Is it true that every singular quartic curve is hyper-elliptic?

Question

Every hyper-elliptic curves are singular. Is the converse holds in case of quartic curve? I can't find any counterexamples..

Answer 1

The definition of a hyperelliptic curve you may be familiar with is "a curve which is given by $y^2 = f(x)$, where $f(x)$ is a degree $n$ polynomial with $n$ distinct roots".

What you are misunderstanding is the meaning of "given". In this case, the definition means that any such equation defines an affine curve, and the corresponding hyperelliptic curve is then the smooth completion of the affine curve. For $n\ge 4$, the projective plane curve obtained from the given equation is singular, and thus is not the hyperelliptic curve corresponding to that equation. To obtain the actual hyperelliptic curve, one must desingularize that singular projective plane curve, which for curves is equivalent to taking the normalization.

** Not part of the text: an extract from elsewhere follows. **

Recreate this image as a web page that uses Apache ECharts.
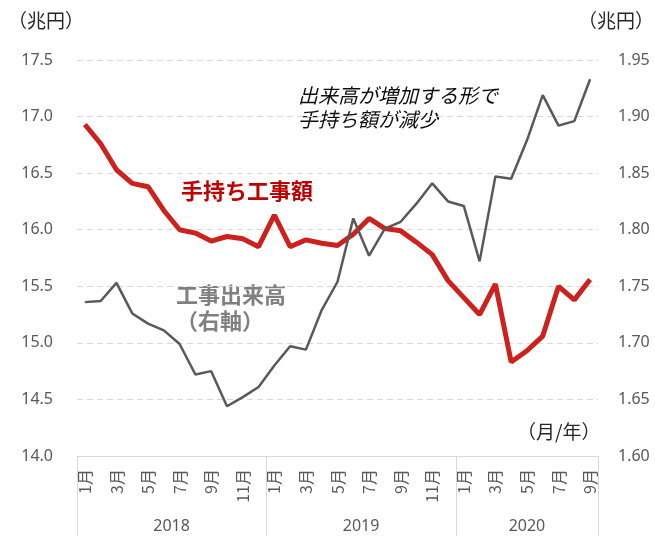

Another way to think about it is this: Given the affine plane curve, its function field is the fraction field of $k[x,y]/(y^2-f(x))$. This function field is then a field of transcendence degree 1 over $k$, inside which $k$ is algebraically closed. By the curves-fields correspondence, this function field corresponds to a smooth projective curve, which by definition is the hyperelliptic curve associated to $y^2 = f(x)$.